Los seres humanos nos manejamos en dos coordenadas, no necesariamente inalterables. Por una parte está el espacio, a través del cual somos capaces de desplazarnos, y más en estos tiempos de avanzada tecnología. Las fronteras físicas - en su mayoría - vienen siendo reemplazadas por fronteras políticas, religiosas o ideológicas. Hoy podemos ir y venir a través de las diversas geografías, muchas de las veces con sólo desearlo. El tiempo que llevaba a Marco Polo recorrer la ruta de la Seda en el Siglo XIII, alcanzaría hoy para darle la vuelta completa al planeta, conociendo las principales capitales del mundo.

El otro elemento de las coordenadas es el tiempo. Su paso es riguroso, pero aun así resulta relativo. El tiempo adquiere un ritmo propio conforme a nuestras expectativas, la biografía personal, y fundamentalmente, el entusiasmo que inyectemos en cada proyecto que albergamos.
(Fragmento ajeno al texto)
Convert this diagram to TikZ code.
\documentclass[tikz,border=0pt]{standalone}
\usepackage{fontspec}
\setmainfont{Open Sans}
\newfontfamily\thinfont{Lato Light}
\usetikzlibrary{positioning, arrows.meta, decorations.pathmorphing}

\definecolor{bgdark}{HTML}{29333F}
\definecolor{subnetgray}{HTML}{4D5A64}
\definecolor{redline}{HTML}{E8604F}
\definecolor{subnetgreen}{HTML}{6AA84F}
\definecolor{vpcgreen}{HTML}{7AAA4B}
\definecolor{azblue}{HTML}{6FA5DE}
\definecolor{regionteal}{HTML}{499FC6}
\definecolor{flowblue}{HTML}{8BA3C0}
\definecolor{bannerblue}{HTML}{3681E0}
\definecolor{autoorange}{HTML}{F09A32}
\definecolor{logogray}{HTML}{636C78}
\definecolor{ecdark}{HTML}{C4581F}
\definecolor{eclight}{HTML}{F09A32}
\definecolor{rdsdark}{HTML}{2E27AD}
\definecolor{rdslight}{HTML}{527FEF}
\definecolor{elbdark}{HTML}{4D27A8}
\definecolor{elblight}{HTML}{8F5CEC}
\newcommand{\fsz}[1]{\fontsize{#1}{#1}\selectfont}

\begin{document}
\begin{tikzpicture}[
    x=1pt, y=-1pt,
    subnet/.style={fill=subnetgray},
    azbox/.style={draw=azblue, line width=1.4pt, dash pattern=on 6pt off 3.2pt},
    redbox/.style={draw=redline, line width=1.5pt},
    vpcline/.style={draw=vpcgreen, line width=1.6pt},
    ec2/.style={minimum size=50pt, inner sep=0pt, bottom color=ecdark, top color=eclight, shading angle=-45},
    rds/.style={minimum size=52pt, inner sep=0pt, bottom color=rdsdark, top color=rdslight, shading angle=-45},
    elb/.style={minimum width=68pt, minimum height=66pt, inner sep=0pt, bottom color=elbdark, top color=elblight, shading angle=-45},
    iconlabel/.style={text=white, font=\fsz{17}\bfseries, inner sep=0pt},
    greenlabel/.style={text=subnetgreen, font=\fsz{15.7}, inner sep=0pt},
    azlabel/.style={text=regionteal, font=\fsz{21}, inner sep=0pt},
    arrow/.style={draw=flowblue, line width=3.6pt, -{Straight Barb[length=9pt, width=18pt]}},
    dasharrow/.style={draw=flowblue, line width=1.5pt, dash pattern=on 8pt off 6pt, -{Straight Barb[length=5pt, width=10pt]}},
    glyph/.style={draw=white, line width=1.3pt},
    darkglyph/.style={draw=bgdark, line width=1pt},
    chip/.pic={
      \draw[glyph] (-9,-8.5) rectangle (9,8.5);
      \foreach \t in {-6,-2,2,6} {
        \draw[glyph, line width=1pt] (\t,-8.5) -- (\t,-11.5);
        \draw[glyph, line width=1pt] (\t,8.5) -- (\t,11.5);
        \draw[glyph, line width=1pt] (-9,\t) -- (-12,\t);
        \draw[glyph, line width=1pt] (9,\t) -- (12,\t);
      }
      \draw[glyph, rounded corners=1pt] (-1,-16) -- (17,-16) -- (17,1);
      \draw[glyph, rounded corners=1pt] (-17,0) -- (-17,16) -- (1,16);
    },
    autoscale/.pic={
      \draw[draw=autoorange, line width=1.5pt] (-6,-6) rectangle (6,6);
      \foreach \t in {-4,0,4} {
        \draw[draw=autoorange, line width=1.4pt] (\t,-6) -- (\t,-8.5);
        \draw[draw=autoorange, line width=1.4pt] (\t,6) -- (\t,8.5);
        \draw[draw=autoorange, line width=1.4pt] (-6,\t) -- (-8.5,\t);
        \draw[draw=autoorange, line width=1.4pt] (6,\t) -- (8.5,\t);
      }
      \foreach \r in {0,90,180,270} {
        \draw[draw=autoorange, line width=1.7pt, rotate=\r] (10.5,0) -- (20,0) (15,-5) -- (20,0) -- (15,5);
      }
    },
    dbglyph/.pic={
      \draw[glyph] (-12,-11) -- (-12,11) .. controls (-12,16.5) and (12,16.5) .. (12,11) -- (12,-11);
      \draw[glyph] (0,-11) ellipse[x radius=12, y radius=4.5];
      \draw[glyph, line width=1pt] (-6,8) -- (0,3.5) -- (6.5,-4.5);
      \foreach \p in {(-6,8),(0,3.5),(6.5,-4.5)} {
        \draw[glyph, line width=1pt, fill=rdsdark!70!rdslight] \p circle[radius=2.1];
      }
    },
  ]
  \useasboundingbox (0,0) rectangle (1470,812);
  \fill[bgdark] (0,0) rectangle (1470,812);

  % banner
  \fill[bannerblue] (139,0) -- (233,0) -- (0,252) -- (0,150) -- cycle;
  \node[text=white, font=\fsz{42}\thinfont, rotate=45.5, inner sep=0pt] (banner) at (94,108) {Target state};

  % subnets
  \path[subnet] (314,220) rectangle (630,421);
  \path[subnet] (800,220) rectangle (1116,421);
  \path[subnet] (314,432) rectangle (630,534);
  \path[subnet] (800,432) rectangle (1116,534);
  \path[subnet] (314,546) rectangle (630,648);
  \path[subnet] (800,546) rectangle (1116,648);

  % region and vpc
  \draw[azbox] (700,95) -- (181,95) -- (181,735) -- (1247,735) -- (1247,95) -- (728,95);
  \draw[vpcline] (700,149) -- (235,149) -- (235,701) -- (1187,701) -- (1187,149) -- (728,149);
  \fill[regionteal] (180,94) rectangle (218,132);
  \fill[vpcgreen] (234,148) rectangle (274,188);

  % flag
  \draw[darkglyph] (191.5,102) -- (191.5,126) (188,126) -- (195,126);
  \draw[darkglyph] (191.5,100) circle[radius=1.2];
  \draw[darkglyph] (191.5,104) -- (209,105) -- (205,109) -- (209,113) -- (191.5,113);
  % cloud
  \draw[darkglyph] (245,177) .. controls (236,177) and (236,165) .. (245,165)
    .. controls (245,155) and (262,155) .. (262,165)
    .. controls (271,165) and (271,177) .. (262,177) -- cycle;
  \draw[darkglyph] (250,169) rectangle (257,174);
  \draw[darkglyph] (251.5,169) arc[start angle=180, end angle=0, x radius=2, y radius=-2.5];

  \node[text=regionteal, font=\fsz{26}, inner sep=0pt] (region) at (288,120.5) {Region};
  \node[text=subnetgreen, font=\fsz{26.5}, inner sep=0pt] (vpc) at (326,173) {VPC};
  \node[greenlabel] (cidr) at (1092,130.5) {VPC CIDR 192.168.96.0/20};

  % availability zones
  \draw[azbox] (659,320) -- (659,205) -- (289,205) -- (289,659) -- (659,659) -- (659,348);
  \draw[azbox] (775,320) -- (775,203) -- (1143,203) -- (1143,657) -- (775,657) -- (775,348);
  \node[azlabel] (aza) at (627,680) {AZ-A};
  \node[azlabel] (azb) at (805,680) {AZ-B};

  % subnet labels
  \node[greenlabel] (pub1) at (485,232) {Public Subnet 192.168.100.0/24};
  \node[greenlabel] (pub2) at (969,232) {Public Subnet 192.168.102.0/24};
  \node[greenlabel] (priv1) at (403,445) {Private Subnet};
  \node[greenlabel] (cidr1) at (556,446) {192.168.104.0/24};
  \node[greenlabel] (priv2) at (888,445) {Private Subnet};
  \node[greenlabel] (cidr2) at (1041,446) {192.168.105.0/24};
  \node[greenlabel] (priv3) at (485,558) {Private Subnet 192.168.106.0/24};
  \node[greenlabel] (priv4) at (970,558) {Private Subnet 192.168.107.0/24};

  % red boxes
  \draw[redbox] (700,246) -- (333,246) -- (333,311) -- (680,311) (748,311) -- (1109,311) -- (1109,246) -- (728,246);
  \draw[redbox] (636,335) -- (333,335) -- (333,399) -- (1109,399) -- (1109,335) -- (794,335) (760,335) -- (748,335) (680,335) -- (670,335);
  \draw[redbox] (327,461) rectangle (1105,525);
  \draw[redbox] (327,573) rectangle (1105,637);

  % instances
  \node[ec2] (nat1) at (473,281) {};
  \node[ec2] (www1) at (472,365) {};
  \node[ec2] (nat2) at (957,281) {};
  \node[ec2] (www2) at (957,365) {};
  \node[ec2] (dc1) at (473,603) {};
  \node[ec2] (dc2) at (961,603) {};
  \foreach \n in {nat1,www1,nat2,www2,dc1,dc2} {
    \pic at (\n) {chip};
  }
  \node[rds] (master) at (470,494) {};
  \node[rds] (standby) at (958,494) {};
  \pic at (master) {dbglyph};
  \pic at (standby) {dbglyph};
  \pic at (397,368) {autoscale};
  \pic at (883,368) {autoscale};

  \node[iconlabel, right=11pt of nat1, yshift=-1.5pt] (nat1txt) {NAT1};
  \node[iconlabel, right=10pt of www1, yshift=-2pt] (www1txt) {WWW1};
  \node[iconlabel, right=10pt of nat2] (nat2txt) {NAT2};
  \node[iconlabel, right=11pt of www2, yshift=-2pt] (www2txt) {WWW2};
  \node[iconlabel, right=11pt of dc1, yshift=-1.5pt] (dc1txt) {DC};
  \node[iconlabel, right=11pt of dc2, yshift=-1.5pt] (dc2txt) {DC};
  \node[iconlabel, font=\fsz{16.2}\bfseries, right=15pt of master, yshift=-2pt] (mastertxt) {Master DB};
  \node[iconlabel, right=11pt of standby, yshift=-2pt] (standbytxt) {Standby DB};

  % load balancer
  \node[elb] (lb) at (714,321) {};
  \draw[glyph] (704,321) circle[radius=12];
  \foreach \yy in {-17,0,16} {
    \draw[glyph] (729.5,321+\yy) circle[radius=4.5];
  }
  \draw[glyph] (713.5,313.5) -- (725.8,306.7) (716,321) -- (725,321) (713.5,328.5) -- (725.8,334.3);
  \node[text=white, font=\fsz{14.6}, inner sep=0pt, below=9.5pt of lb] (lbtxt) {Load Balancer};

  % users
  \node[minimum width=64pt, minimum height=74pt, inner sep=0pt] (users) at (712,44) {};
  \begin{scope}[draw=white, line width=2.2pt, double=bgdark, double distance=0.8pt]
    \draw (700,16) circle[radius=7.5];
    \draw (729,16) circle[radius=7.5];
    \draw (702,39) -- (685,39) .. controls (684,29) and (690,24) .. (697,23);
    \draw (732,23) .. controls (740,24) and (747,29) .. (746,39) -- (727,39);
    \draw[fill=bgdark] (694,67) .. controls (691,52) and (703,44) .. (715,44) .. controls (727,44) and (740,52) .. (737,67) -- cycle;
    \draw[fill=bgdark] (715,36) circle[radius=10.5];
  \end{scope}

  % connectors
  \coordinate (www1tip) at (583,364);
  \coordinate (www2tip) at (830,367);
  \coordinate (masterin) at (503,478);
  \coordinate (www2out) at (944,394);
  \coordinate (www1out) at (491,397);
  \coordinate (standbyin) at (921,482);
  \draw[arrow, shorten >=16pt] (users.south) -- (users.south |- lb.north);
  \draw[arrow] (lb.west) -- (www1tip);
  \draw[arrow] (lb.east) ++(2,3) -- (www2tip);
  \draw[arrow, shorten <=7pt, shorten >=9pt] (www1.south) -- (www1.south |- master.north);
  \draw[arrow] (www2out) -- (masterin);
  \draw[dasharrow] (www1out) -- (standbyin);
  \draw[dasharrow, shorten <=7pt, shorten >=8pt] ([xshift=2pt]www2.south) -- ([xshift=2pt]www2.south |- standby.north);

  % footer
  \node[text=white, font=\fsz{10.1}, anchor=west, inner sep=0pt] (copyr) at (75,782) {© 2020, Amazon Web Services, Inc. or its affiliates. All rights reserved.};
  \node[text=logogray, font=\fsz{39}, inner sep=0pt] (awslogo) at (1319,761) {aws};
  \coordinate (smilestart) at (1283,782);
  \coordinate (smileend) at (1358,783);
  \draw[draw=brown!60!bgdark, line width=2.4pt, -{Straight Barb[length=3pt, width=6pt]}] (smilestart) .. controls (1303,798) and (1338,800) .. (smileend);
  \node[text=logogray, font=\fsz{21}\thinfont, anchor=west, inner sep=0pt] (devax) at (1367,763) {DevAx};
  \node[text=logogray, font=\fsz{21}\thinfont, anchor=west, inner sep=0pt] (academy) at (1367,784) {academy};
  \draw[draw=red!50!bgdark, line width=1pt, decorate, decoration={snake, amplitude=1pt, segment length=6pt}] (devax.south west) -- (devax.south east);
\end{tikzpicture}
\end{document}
No tienen que ser los grandes emprendimientos que cambien al mundo, basta con que sean aquellos que activen fe y creatividad en nuestra vida personal. Así tendremos suficientes elementos para hacer rendir el tiempo que se nos ha prestado, y que no sabemos en qué momento habrá de agotarse.

A Francisco nunca he sentido la necesidad de anteponerle el "Don", aun cuando hay cierta diferencia de edades. Jamás me había detenido a analizarlo, a vuelo de pájaro supuse que sería el cariño el que me movía a nombrarlo de un modo tan familiar. Sin embargo, con motivo de su centésimo aniversario, y los años que tenemos de conocernos, he alcanzado a entender, y para ello va una anécdota muy significativa de su parte, que paso a narrar:

Calculo que él tendría unos 85 años cuando me envió una presentación cuyo tema era el envejecimiento. Me la hizo llegar con un texto que decía: "Porque algún día la vamos a necesitar". Me causó gracia que a su edad no se sintiera incluido entre los de la tercera o la cuarta edad, pero no es sino hasta ahora que entiendo qué quiso decir. Sé que a sus 100 años Francisco tiene un alma de niño que busca, se sorprende y se alegra, y no contento con hacerlo para sí, va y contagia a todos los demás. Así llega al centenario y sigue sin necesitar los consejos para el envejecimiento, puesto que es un alma joven. He ahí la gran enseñanza que hoy me deja. Y por eso no puedo anteponerle un solemne "Don", rígido y formal, para él que vive con la alegría en pleno vuelo, como cometa al aire en cualquier soleada mañana lagunera.